University students were used as the human comparators.
Both single stimulus and forced-choice assessments were used.
Variability existed in generative AI faking performance.
- ChatGPT-4 was the clear winner, easily faking both types of assessments.
Faking on personality tests continues to be a challenge in hiring practices, and with the increased accessibility to free, generative AI large language models (LLM), the difference between human and algorithmic responses is difficult to distinguish.
4 LLMs—GPT-3.5, Jasper, Google Bard, and GPT-4—were prompted to provide ideal responses to personality measures, specific to a provided job description. Responses collected from the LLM’s were compared to a previously collected student population sample who were also directed to respond in an ideal fashion to the same job description.

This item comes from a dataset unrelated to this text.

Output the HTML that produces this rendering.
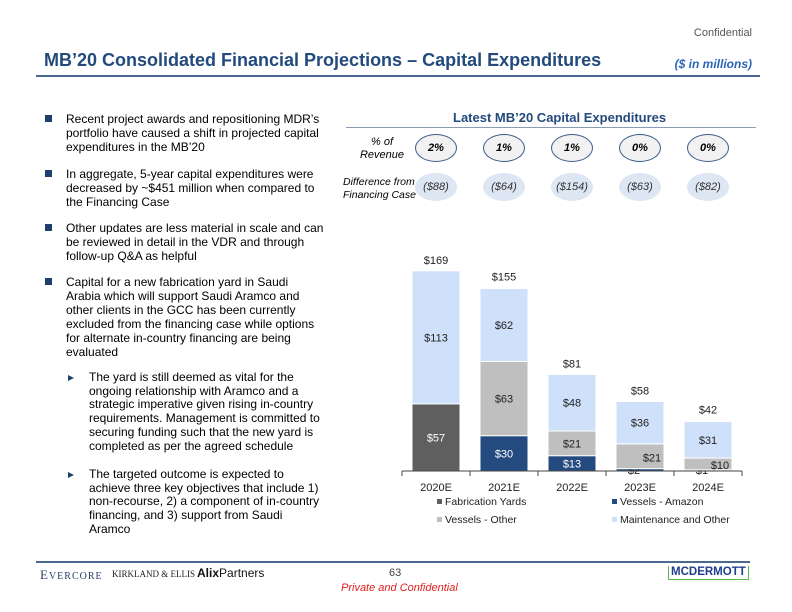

Overall, score comparisons indicate the superior performance of GPT-4 on both the single stimulus and forced-choice personality assessments and reinforce the need to consider more advanced options in preventing faking on personality assessments.
Additionally, results from this study indicate the need for future research, especially as generative AI improves and becomes more accessible to a range of candidates.

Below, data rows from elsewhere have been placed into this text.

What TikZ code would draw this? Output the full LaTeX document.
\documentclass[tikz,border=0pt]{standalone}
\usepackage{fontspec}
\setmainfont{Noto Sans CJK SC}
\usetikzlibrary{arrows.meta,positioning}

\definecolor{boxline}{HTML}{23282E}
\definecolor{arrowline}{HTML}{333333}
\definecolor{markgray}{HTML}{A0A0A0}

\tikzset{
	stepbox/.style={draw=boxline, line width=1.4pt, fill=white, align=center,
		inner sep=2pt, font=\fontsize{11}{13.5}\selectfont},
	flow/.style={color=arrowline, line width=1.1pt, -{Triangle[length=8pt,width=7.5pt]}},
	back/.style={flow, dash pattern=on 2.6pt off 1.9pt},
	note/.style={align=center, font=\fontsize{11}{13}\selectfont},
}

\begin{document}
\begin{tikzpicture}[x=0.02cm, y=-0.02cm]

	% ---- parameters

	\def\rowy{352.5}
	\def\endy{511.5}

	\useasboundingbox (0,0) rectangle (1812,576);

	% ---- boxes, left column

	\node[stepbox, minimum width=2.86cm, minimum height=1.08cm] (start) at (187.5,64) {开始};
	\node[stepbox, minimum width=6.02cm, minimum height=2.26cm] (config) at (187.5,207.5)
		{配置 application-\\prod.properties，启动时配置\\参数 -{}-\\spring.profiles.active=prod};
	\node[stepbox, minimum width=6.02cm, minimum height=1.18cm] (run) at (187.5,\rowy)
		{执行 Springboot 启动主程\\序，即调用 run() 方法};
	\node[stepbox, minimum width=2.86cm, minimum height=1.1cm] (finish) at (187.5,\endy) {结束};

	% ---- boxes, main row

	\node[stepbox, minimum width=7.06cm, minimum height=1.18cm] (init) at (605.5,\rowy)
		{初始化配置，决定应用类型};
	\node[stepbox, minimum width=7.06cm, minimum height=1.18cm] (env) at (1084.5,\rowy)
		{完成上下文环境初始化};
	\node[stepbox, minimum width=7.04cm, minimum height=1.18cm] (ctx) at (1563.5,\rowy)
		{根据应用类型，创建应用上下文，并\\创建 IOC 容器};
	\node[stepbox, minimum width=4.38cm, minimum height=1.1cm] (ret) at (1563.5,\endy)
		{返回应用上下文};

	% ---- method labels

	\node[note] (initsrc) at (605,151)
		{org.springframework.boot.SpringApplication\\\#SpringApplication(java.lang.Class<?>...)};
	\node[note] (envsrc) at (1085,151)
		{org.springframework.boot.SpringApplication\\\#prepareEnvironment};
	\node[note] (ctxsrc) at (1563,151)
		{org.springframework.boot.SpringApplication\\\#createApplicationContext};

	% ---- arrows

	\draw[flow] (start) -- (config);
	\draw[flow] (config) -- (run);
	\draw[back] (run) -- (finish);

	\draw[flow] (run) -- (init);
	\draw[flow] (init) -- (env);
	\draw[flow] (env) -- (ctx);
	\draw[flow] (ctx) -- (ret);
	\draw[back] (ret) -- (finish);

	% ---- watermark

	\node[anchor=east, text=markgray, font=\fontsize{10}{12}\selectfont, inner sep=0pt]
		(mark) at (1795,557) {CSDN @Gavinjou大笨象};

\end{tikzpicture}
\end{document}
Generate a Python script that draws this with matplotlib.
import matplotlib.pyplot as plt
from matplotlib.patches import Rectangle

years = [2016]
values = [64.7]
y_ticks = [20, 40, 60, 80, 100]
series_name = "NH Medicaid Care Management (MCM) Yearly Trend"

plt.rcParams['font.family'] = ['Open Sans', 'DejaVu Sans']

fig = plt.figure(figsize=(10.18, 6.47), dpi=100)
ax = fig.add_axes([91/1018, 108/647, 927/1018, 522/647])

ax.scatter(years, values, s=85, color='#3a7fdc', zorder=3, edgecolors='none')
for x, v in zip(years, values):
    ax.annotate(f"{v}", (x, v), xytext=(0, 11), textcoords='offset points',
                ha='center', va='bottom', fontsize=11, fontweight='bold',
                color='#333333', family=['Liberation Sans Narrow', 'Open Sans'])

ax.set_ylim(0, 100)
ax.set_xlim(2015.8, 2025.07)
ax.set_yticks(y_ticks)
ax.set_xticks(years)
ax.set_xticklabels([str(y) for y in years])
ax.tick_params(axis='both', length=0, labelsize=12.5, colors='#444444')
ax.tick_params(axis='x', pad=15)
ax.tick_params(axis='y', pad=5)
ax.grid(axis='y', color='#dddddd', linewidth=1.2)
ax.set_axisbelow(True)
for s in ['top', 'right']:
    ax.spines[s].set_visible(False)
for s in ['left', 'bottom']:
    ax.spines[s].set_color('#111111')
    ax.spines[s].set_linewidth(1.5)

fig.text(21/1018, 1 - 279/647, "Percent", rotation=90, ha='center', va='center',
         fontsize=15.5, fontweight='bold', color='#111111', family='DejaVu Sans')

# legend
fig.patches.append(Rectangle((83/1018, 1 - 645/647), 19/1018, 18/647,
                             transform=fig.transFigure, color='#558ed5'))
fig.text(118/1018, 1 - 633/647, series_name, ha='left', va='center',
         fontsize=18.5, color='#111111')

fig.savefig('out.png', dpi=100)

[Keywords: personality, single stimulus, forced choice, generative AI, large language models]
…2. Material and methods: Archival data from a recently collected data set was used for the university student sample. Participants were recruited from undergraduate university subject pools in 4 universities (two from Canada and two from the US) (n = 869). The original design required students to answer honestly at Time 1 and respond as if they were applying for a sales position (and were given a sales job description for context) at Time 2. For the purposes of the present study, only the Time 2 data were used. Extraversion and conscientiousness were the traits deemed most essential for the job given previous meta-analytic work (cf. 1991).

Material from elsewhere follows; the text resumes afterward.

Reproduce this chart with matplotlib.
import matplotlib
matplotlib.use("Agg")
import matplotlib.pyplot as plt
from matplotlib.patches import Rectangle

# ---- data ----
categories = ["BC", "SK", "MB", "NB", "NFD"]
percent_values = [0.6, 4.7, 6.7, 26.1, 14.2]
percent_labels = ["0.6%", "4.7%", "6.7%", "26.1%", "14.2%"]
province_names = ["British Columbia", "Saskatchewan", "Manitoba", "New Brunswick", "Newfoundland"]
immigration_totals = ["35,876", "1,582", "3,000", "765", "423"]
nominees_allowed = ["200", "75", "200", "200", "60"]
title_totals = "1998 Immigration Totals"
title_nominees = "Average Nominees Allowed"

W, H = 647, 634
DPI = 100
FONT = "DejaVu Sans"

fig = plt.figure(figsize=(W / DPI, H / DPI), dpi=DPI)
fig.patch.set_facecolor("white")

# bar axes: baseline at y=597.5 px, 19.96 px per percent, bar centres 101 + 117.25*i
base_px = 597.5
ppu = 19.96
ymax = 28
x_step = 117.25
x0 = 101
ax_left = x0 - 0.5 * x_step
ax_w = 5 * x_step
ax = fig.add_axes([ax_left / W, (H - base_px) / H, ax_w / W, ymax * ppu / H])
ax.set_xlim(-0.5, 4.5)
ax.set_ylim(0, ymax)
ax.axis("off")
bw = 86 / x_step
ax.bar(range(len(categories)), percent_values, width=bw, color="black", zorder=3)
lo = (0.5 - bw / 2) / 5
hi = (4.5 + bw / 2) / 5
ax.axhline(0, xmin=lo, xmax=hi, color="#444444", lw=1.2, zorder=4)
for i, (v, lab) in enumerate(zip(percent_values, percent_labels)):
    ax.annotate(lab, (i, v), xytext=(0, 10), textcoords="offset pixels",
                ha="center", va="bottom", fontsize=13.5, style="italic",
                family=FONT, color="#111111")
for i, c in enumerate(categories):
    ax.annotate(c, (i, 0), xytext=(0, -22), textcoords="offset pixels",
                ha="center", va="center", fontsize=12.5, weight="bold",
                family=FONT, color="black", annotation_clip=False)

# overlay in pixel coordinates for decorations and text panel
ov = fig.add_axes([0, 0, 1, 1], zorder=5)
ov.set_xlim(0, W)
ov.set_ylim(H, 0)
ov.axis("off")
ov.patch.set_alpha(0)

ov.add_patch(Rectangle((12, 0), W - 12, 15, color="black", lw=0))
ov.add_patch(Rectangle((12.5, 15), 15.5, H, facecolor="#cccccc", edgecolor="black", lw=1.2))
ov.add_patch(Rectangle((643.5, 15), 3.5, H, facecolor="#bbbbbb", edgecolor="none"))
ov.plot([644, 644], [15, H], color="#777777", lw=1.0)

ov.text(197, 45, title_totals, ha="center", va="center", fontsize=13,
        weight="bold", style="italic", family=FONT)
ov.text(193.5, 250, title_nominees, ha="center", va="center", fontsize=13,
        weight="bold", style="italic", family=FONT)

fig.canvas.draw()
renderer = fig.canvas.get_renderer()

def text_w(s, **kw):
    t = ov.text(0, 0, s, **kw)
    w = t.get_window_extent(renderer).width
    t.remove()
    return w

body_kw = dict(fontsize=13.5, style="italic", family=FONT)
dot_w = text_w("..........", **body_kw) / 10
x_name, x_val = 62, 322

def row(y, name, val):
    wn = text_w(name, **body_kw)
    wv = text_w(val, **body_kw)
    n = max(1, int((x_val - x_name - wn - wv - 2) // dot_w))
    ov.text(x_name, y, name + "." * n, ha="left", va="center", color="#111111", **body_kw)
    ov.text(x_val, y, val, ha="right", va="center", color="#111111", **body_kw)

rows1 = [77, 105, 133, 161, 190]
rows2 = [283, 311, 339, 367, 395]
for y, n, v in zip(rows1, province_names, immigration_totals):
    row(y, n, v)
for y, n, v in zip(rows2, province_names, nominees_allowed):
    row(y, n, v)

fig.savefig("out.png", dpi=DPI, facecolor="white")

Participants completed two personality assessments that used the same pool of adjectives but differed in design. We included both single stimulus and forced-choice assessments because research has found forced-choice assessments to be less fakable (2019). Each personality assessment measured the FFM-based traits of extraversion, Conscientiousness, agreeableness, and openness. One personality assessment was single stimulus with each of the 4 scales containing 20 adjectives with participants reporting their endorsement on a 7-point unipolar format (“very untrue of me” to “very true of me”). The other personality assessment was a 40 pair forced-choice assessment which required participants to choose which of the two desirability-matched adjectives described them best. We only report scores from extraversion and Conscientiousness given that these are the target traits for the sales position. Details on these assessments and the faking induction can be found in et al 2005.
We collected data using these same personality assessments in June 2023 from 4 LLM’s (ChatGPT-3.5, ChatGPT-4, Jasper, and Google Bard). Initially, the LLM’s were asked: Can you help me choose the most appropriate option based on a job description? Then, LLM’s were provided with the job description and questions from the personality measure which were individually pasted into the text field of each LLM. When required, additional prompts were used to ensure that they LLM provided appropriate responses (eg. “you must choose one”). Testing was done on multiple occasions, but in one session for each LLM. ChatGPT-4 was tested 25 questions at a time, due to OpenAI restrictions.
…Means, standard deviations, t-tests, d scores (and 95% confidence intervals), and percentiles can be found in Table 1. Results are graphically illustrated in Figure 1. As can be seen from Figure 1, most of the LLMs performed at or above the median of the student population in faking the single stimulus measure (with the exception of Google Bard for Extraversion which fell at the 33rd percentile of the student population). However, ChatGPT-4 clearly performed the best scoring at the 99th and 100th percentile of the student sample for extraversion and Conscientiousness, respectively. Most of the LLMs had greater trouble in faking the forced-choice assessment with most falling at or below the median of the student population. However, again, ChatGPT-4 performed the best with percentiles of 85.2 and 98.4 referencing the student population for extraversion and Conscientiousness, respectively.
…Although the LLM’s had varied results, GPT-4 outperformed most of the student population, faking on average better than 99.6% of the student population on Likert-type measures, and 91.78% better than the student population on the forced-choice measures.
Single stimulus assessments are relatively easy to fake; whereas practitioners often opt for forced-choice assessments to combat faking. The primary practical implication of these results is that generative AI may soon make prevention of faking on noncognitive assessments in personnel selection much more difficult.